*Exercise task*
Extract every line that includes the string "with".

*Data*
+++++
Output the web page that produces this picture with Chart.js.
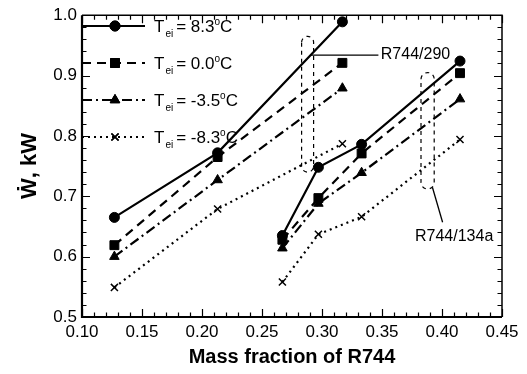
<!DOCTYPE html>
<html>
<head>
<meta charset="utf-8">
<script src="https://cdn.jsdelivr.net/npm/chart.js@4/dist/chart.umd.min.js"></script>
<style>
  html, body { margin: 0; padding: 0; background: #ffffff; }
  #wrap { width: 527px; height: 374px; }
</style>
</head>
<body>
<div id="wrap"><canvas id="c" width="527" height="374"></canvas></div>
<script>
// Mass fraction of R744 in each blend
const massFractionR290 = [0.127, 0.213, 0.317];          // R744/290
const massFractionR134a = [0.267, 0.297, 0.333, 0.415];  // R744/134a

// Evaporator inlet temperatures (legend), degrees C
const evapTemps = ['8.3', '0.0', '-3.5', '-8.3'];

// Compressor power, kW
const powerR290_83 = [0.665, 0.772, 0.989];
const powerR134a_83 = [0.635, 0.748, 0.786, 0.924];
const powerR290_00 = [0.619, 0.765, 0.921];
const powerR134a_00 = [0.628, 0.697, 0.771, 0.904];
const powerR290_m35 = [0.600, 0.727, 0.879];
const powerR134a_m35 = [0.614, 0.688, 0.739, 0.861];
const powerR290_m83 = [0.549, 0.679, 0.787];
const powerR134a_m83 = [0.558, 0.637, 0.666, 0.794];

// Axis ticks
const xTickValues = [0.10, 0.15, 0.20, 0.25, 0.30, 0.35, 0.40, 0.45];
const yTickValues = [0.5, 0.6, 0.7, 0.8, 0.9, 1.0];

const FONT = "'Liberation Sans', Arial, Helvetica, sans-serif";

function joinBlends(xa, ya, xb, yb) {
  const pts = xa.map((x, i) => ({ x: x, y: ya[i] }));
  pts.push({ x: xb[0], y: null });            // break between the two blends
  xb.forEach((x, i) => pts.push({ x: x, y: yb[i] }));
  return pts;
}

const styles = [
  { dash: [], pointStyle: 'circle', radius: 5, width: 2.2 },
  { dash: [9, 6], pointStyle: 'rect', radius: 6.3, width: 2.2 },
  { dash: [10, 4, 2, 4], pointStyle: 'triangle', radius: 5.5, width: 2.2 },
  { dash: [2, 4], pointStyle: 'crossRot', radius: 5, width: 2.2 }
];

const seriesPower = [
  [powerR290_83, powerR134a_83],
  [powerR290_00, powerR134a_00],
  [powerR290_m35, powerR134a_m35],
  [powerR290_m83, powerR134a_m83]
];

const datasets = evapTemps.map((t, k) => ({
  label: 'T_ei = ' + t + '°C',
  data: joinBlends(massFractionR290, seriesPower[k][0], massFractionR134a, seriesPower[k][1]),
  borderColor: '#000',
  backgroundColor: '#000',
  borderWidth: styles[k].width,
  borderDash: styles[k].dash,
  pointStyle: styles[k].pointStyle,
  pointRadius: styles[k].radius,
  pointBorderWidth: k === 3 ? 1.5 : 1,
  pointBackgroundColor: '#000',
  pointBorderColor: '#000',
  tension: 0,
  spanGaps: false,
  fill: false
}));

// Dashed loops grouping each blend, in data units
const blendLoops = [
  { x0: 0.2830, x1: 0.2930, y0: 0.740, y1: 0.965 },
  { x0: 0.3825, x1: 0.3935, y0: 0.712, y1: 0.905 }
];
// Callouts naming each blend, in data units
const blendCallouts = [
  { text: 'R744/290',  from: [0.2900, 0.934], to: [0.3470, 0.934], at: [0.3490, 0.934], align: 'left' },
  { text: 'R744/134a', from: [0.3920, 0.715], to: [0.4005, 0.657], at: [0.3775, 0.634], align: 'left' }
];

const framePlugin = {
  id: 'frame',
  afterDatasetsDraw(chart) {
    const { ctx, chartArea: a, scales: { x, y } } = chart;
    ctx.save();
    ctx.strokeStyle = '#000';
    ctx.lineCap = 'butt';

    // inward tick marks on all four sides
    ctx.lineWidth = 1.2;
    for (let i = 0; i <= 35; i++) {
      const v = 0.10 + i * 0.01;
      const px = Math.round(x.getPixelForValue(v)) + 0.5;
      const len = i % 5 === 0 ? 8 : 4.5;
      ctx.beginPath();
      ctx.moveTo(px, a.bottom); ctx.lineTo(px, a.bottom - len);
      ctx.moveTo(px, a.top); ctx.lineTo(px, a.top + len);
      ctx.stroke();
    }
    for (let i = 0; i <= 25; i++) {
      const v = 0.5 + i * 0.02;
      const py = Math.round(y.getPixelForValue(v)) + 0.5;
      const len = i % 5 === 0 ? 8 : 4.5;
      ctx.beginPath();
      ctx.moveTo(a.left, py); ctx.lineTo(a.left + len, py);
      ctx.moveTo(a.right, py); ctx.lineTo(a.right - len, py);
      ctx.stroke();
    }

    // frame
    ctx.lineWidth = 1.5;
    ctx.beginPath();
    ctx.moveTo(a.left, a.top); ctx.lineTo(a.right, a.top); ctx.lineTo(a.right, a.bottom);
    ctx.stroke();
    ctx.lineWidth = 2.2;
    ctx.beginPath();
    ctx.moveTo(a.left, a.top); ctx.lineTo(a.left, a.bottom); ctx.lineTo(a.right, a.bottom);
    ctx.stroke();

    // dashed loops around each blend group
    ctx.lineWidth = 1.2;
    ctx.setLineDash([4, 4]);
    blendLoops.forEach(l => {
      const xl = x.getPixelForValue(l.x0), xr = x.getPixelForValue(l.x1);
      const yt = y.getPixelForValue(l.y1), yb = y.getPixelForValue(l.y0);
      const r = (xr - xl) / 2;
      ctx.beginPath();
      ctx.moveTo(xl, yt + r);
      ctx.arc(xl + r, yt + r, r, Math.PI, 0);
      ctx.lineTo(xr, yb - r);
      ctx.arc(xl + r, yb - r, r, 0, Math.PI);
      ctx.closePath();
      ctx.stroke();
    });
    ctx.setLineDash([]);

    // callouts
    ctx.lineWidth = 1.3;
    ctx.fillStyle = '#000';
    ctx.font = '16px ' + FONT;
    ctx.textBaseline = 'middle';
    blendCallouts.forEach(c => {
      ctx.beginPath();
      ctx.moveTo(x.getPixelForValue(c.from[0]), y.getPixelForValue(c.from[1]));
      ctx.lineTo(x.getPixelForValue(c.to[0]), y.getPixelForValue(c.to[1]));
      ctx.stroke();
      ctx.textAlign = c.align;
      ctx.fillText(c.text, x.getPixelForValue(c.at[0]), y.getPixelForValue(c.at[1]));
    });

    // legend with subscripted symbol
    const rows = [26, 63, 100, 137];
    chart.data.datasets.forEach((ds, k) => {
      const ry = rows[k];
      ctx.lineWidth = ds.borderWidth;
      ctx.setLineDash(ds.borderDash);
      ctx.beginPath();
      ctx.moveTo(a.left, ry); ctx.lineTo(a.left + 63, ry);
      ctx.stroke();
      ctx.setLineDash([]);
      ctx.lineWidth = ds.pointBorderWidth;
      Chart.helpers.drawPoint(ctx, {
        pointStyle: ds.pointStyle, radius: ds.pointRadius, rotation: 0,
        borderWidth: ds.pointBorderWidth
      }, a.left + 33, ry);
      ctx.fillStyle = '#000';
      if (ds.pointStyle !== 'crossRot') ctx.fill();
      ctx.stroke();

      let tx = a.left + 72;
      ctx.textAlign = 'left';
      ctx.textBaseline = 'alphabetic';
      ctx.font = '17px ' + FONT;
      ctx.fillText('T', tx, ry + 6);
      tx += ctx.measureText('T').width + 1;
      ctx.font = '10px ' + FONT;
      ctx.fillText('ei', tx, ry + 11);
      tx += ctx.measureText('ei').width + 3;
      ctx.font = '17px ' + FONT;
      const main = '= ' + evapTemps[k];
      ctx.fillText(main, tx, ry + 6);
      tx += ctx.measureText(main).width;
      ctx.font = '10px ' + FONT;
      ctx.fillText('o', tx, ry - 1);
      tx += ctx.measureText('o').width;
      ctx.font = '17px ' + FONT;
      ctx.fillText('C', tx, ry + 6);
    });
    ctx.restore();
  }
};

new Chart(document.getElementById('c').getContext('2d'), {
  type: 'line',
  data: { datasets },
  options: {
    responsive: false,
    animation: false,
    devicePixelRatio: 1,
    layout: { padding: { left: 0, top: 15, right: 25, bottom: 0 } },
    plugins: { legend: { display: false }, tooltip: { enabled: false } },
    scales: {
      x: {
        type: 'linear', min: 0.10, max: 0.45,
        afterBuildTicks(s) { s.ticks = xTickValues.map(v => ({ value: v })); },
        afterFit(s) { s.height = 57; },
        ticks: {
          callback: v => v.toFixed(2), color: '#000', padding: 5,
          maxRotation: 0, autoSkip: false, font: { family: FONT, size: 17 }
        },
        grid: { display: false, drawTicks: false },
        border: { display: false },
        title: {
          display: true, text: 'Mass fraction of R744', color: '#000',
          font: { family: FONT, size: 20, weight: 'bold' }, padding: { top: 2, bottom: 5 }
        }
      },
      y: {
        type: 'linear', min: 0.5, max: 1.0,
        afterBuildTicks(s) { s.ticks = yTickValues.map(v => ({ value: v })); },
        afterFit(s) { s.width = 82; },
        ticks: {
          callback: v => v.toFixed(1), color: '#000', padding: 5,
          font: { family: FONT, size: 17 }
        },
        grid: { display: false, drawTicks: false },
        border: { display: false },
        title: {
          display: true, text: 'Ẇ, kW', color: '#000',
          font: { family: FONT, size: 22, weight: 'bold' }, padding: { top: 17, bottom: 0 }
        }
      }
    }
  },
  plugins: [framePlugin]
});
</script>
</body>
</html>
+++++
*Full answer*
Output the web page that produces this picture with Chart.js.
    // legend with subscripted symbol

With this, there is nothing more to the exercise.